By Steve Neavling
It has been eight years since the murder Border Patrol Agent Brian Terry.
Finally, the Mexican gang member accused of killing Terry, which lead to the discovery of the Fast and Furious Scandal, appeared in federal court for the first time Wednesday after he was extradited from Mexico on Monday, the Washington Examiner report s.
Heraclio Osorio-Arellanes pleaded not guilty to first-degree murder and eight other charges at a court in Tucson., Ariz.
Osorio-Arellanes was lodged in jail pending a Sept. 11 trial.
The Mexican national was captured by Mexican authorities in April 2017 and held for18 months until he was extradited to the United States.
“The Department of Justice is pleased that the suspected killer of Border Patrol Agent Brian Terry has been successfully extradited to the United States and will now face justice for this terrible crime,” Attorney General Jeff Sessions said in a statement .
U.S. Customs and Border Protection Commissioner Kevin McAleenan applauded the extradition.
“We never cease in our efforts to bring those involved in Agent Terry’s murder to the U.S. to face charges for their heinous actions,” McAleenan said in a statement . “I am grateful to our partners in the law enforcement community, both here and in Mexico, who joined us in bringing this criminal to face charges in a U.S. court.”
The Examiner wrote:
Terry was fatally shot on Dec. 14, 2010, during an encounter with a “rip crew” — a gang that steals from drug and human traffickers — near Nogales, Ariz. Terry and several members of the Border Patrol had approached the group to make arrests, but they fled.
One agent fired nonlethal bean bags at the gang. The crew fired at the agents with their AK-47-type assault rifles, killing Terry.
The death of a Border Patrol agent in the line of duty is rare. Since 1924, a total of 124 agents have died while on the job.

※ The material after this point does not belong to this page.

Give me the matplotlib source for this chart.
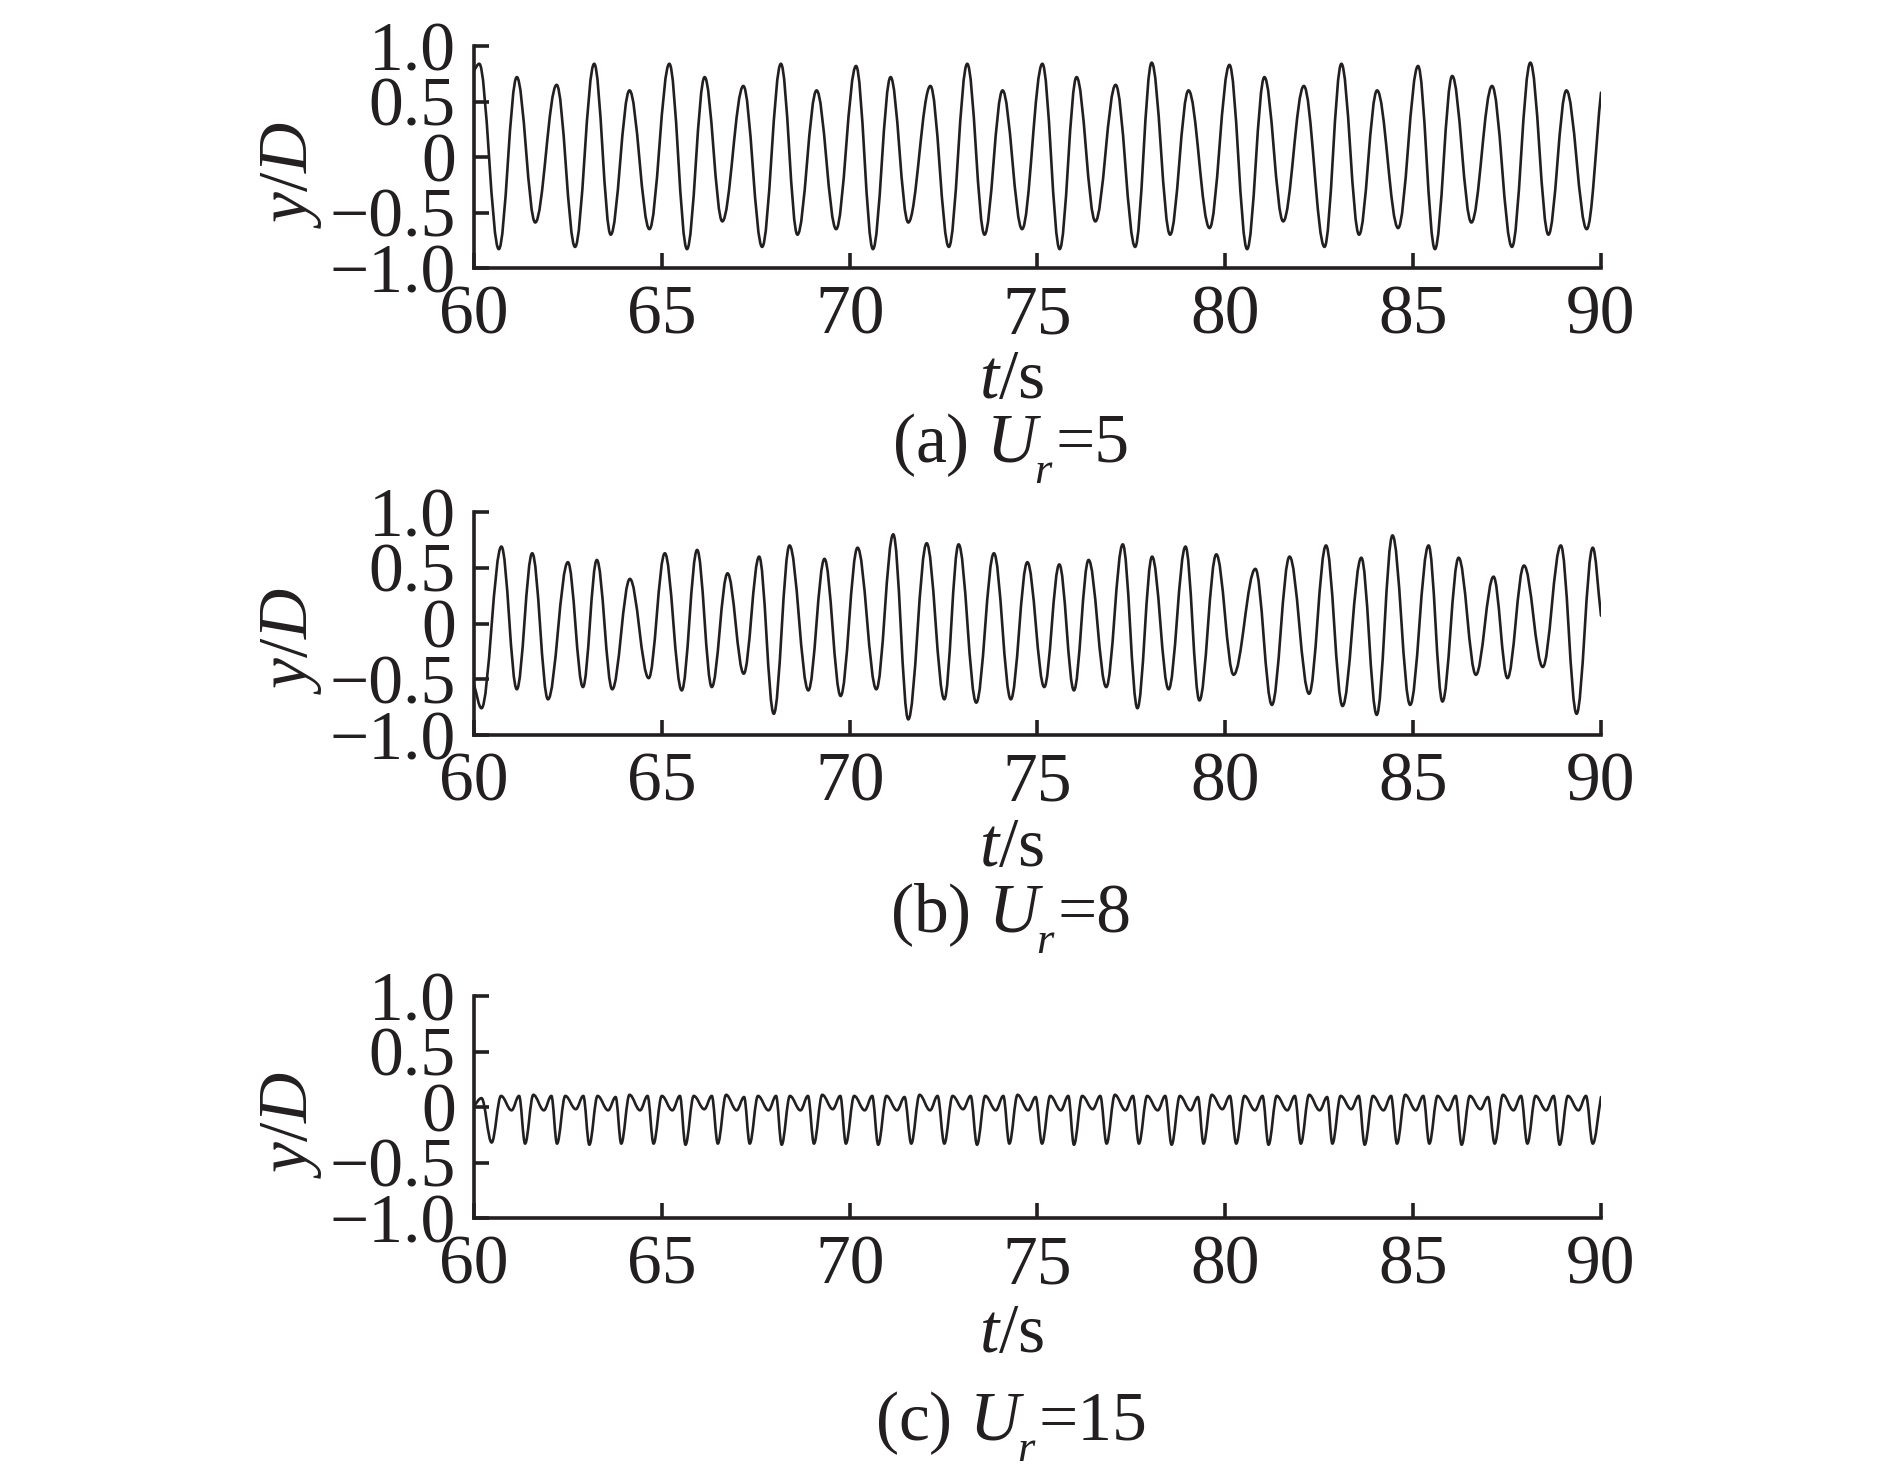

The events surrounding Terry’s death led to the public learning the guns the gang members had acquired and used in the shooting had originally been purchased from the U.S. government.
Fast and Furious, the name of the U.S. Bureau of Alcohol, Tobacco, Firearms, and Explosives operation, was rolled out in hopes the Obama administration could track who purchased guns and how they were distributed.